The Right Conditions
In certain portions of our region gravel (or screen) wells can be another excellent option as a pure drinking water source. In fact, gravel wells tend to be very high-yield water wells with many producing dozens of gallons of water per-minute. Areas near significant bodies of water such as lakes tend to nicely support gravel water wells due to the shallow depth to water table.
How We Do It
The first stages of drilling a gravel well are similar to the those of drilling a bedrock well. The difference is that instead of drilling through the overburden and into bedrock, we stop in the overburden when we reach gravel.
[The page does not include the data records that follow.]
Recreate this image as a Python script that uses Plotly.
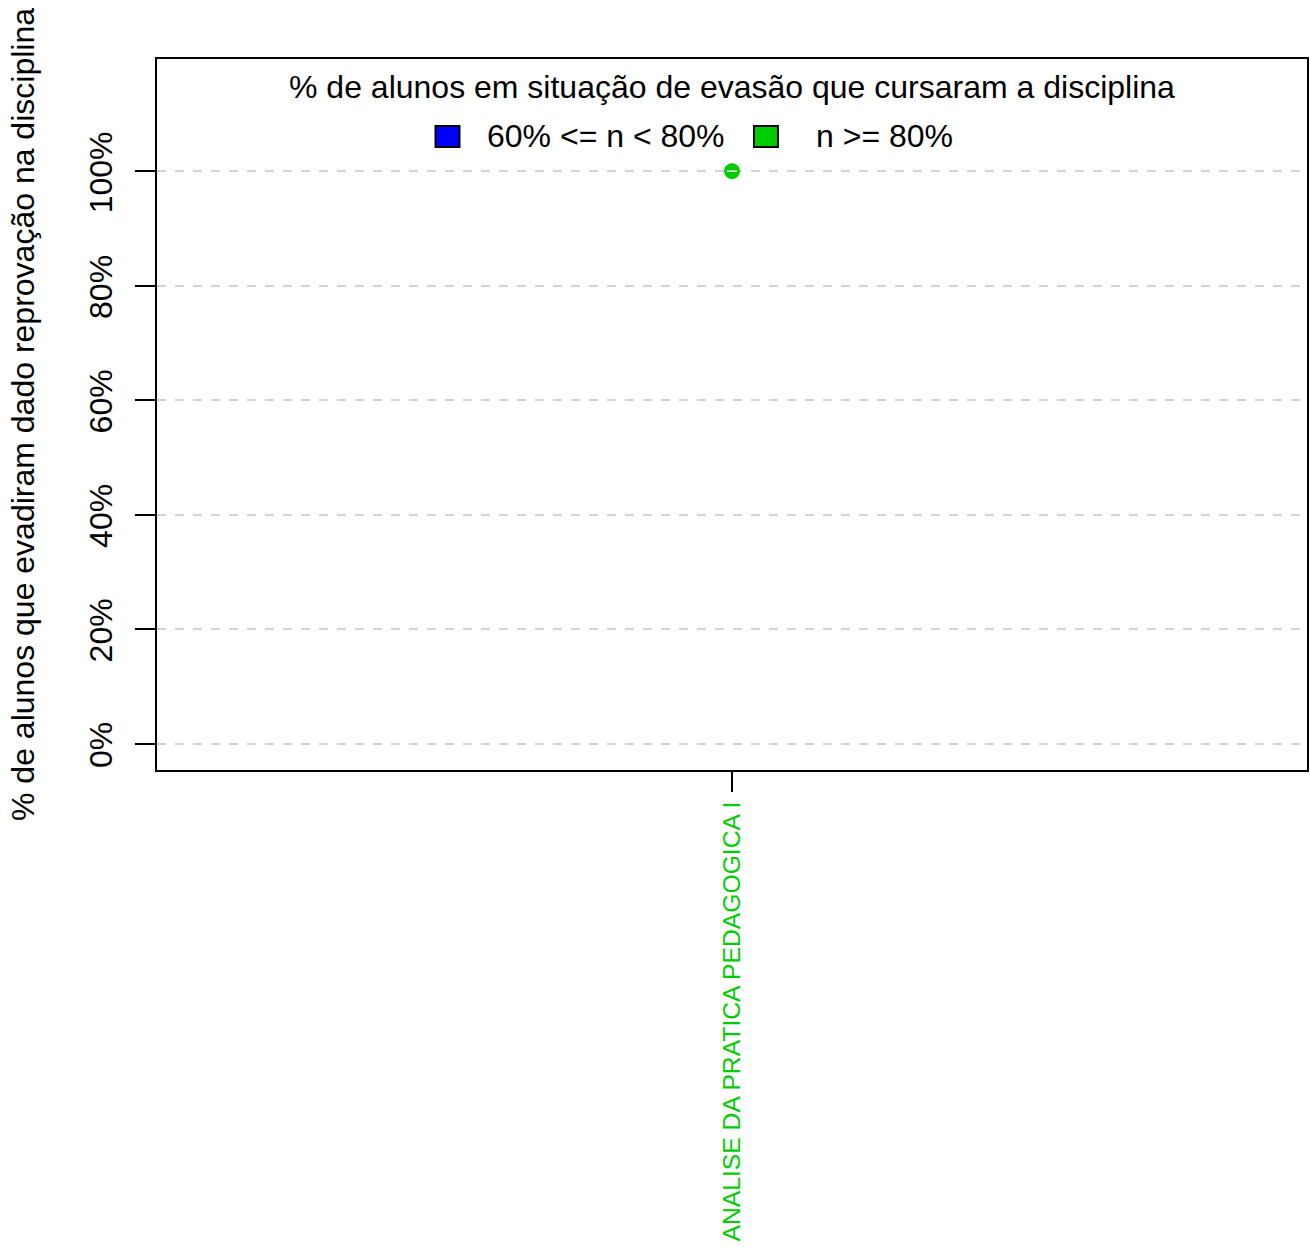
import plotly.graph_objects as go

categories = ["ANALISE DA PRATICA PEDAGOGICA I"]
values = [100]
category_colors = ["#00CD00"]
legend_title = "% de alunos em situação de evasão que cursaram a disciplina"
legend_labels = ["60% <= n < 80%", "n >= 80%"]
legend_colors = ["#0000FF", "#00CD00"]
y_ticks = [0, 20, 40, 60, 80, 100]
y_tick_labels = ["0%", "20%", "40%", "60%", "80%", "100%"]

FONT = "Liberation Sans, Arial, sans-serif"
W, H = 1310, 1247
ML, MR, MT, MB = 157, 1, 59, 477
PW, PH = W - ML - MR, H - MT - MB


def px_x(px):
    return (px - ML) / PW


def px_y(py):
    return (H - MB - py) / PH


fig = go.Figure()

fig.add_trace(go.Scatter(
    x=categories, y=values, mode="markers", showlegend=False,
    marker=dict(symbol="circle", size=16, color=category_colors),
))
fig.add_trace(go.Scatter(
    x=categories, y=values, mode="markers", showlegend=False,
    marker=dict(symbol="line-ew", size=7, line=dict(color="white", width=1.5)),
))

# Legend (drawn as shapes + text, like R's legend box)
sq_left = [436, 755]
text_left = [486, 815]
sq_size = 23
leg_row_y = 136.5
shapes = []
annotations = [dict(
    text=legend_title, x=0.5, y=px_y(87), xref="paper", yref="paper",
    xanchor="center", yanchor="middle", showarrow=False,
    font=dict(size=32, family=FONT, color="black"),
)]
for lab, col, sx, tx in zip(legend_labels, legend_colors, sq_left, text_left):
    shapes.append(dict(
        type="rect", xref="paper", yref="paper",
        x0=px_x(sx), x1=px_x(sx + sq_size + 1),
        y0=px_y(leg_row_y + sq_size / 2 - 1), y1=px_y(leg_row_y - sq_size / 2 + 1),
        fillcolor=col, line=dict(color="black", width=2),
    ))
    annotations.append(dict(
        text=lab, x=px_x(tx), y=px_y(leg_row_y), xref="paper", yref="paper",
        xanchor="left", yanchor="middle", showarrow=False,
        font=dict(size=32, family=FONT, color="black"),
    ))

fig.update_layout(
    width=W, height=H,
    margin=dict(l=ML, r=MR, t=MT, b=MB),
    plot_bgcolor="white", paper_bgcolor="white",
    font=dict(family=FONT, size=32, color="black"),
    showlegend=False,
    shapes=shapes,
    annotations=annotations,
    xaxis=dict(
        type="category", range=[-0.5, 0.5],
        showline=True, linecolor="black", linewidth=1.5, mirror=True,
        ticks="outside", ticklen=20, tickcolor="black", tickwidth=1.5,
        tickangle=-90, tickfont=dict(size=24.7, color=category_colors[0]),
        showgrid=False, zeroline=False,
    ),
    yaxis=dict(
        range=[-4.6, 119.6],
        tickvals=y_ticks, ticktext=y_tick_labels,
        showline=True, linecolor="black", linewidth=1.5, mirror=True,
        ticks="outside", ticklen=20, tickcolor="black", tickwidth=1.5,
        tickangle=-90, tickfont=dict(size=32), ticklabelstandoff=10,
        ticklabelshift=6,
        showgrid=True, gridcolor="#D3D3D3", griddash="dash", gridwidth=1.5,
        zeroline=False,
        title=dict(text="% de alunos que evadiram dado reprovação na disciplina",
                   font=dict(size=32), standoff=39),
    ),
)

fig.write_html("out.html", config={"displayModeBar": False},
               post_script="document.body.style.margin='0px';")
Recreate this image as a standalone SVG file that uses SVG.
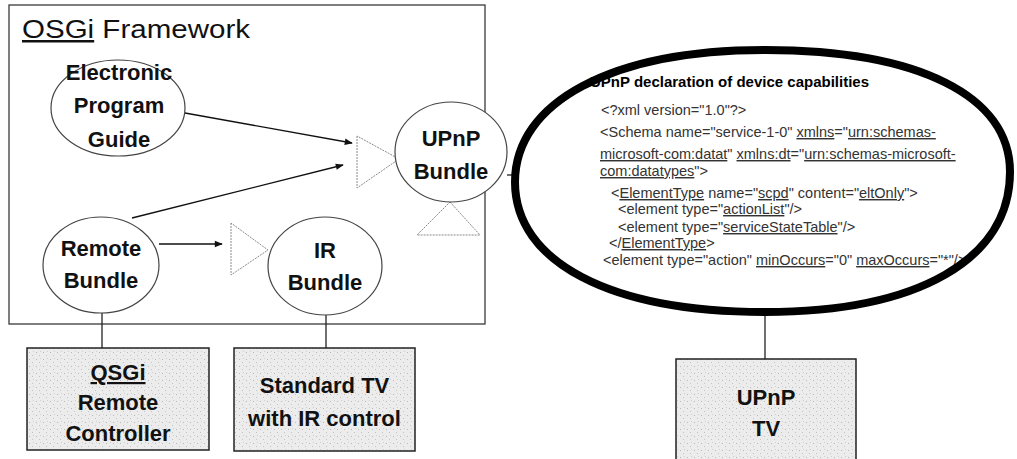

A stainless steel, slotted screen, coupled to our six inch steel casing is lowered into place. (As with all of our other well equipment, we use only the highest quality materials, in this case Johnson stainless steel screens). The process of well development begins once the screen has been set at the proper depth to draw from an aquifer. Later we test the well recovery rate—how quickly water flows back into the well after use—and measure the well yield (in gallons per-minute).
Experience Has Taught Us
If you’re interested in a gravel well, understand that our decades of drilling in the White Mountains and Lakes regions of New Hampshire and Western Maine have taught us that conditions can vary by neighborhood and even house-to-house. We will only drill a gravel water well if we’re confident that it will be a long-lasting water source.
There’s Always Artesian
In some cases, after we begin attempting a gravel water well we determine that the makeup of the overburden is not conducive to such a water well. In such cases, we consult with the property owner concerning an alternate location on the property or simply continuing drilling in the same borehole to create an Artesian bedrock well.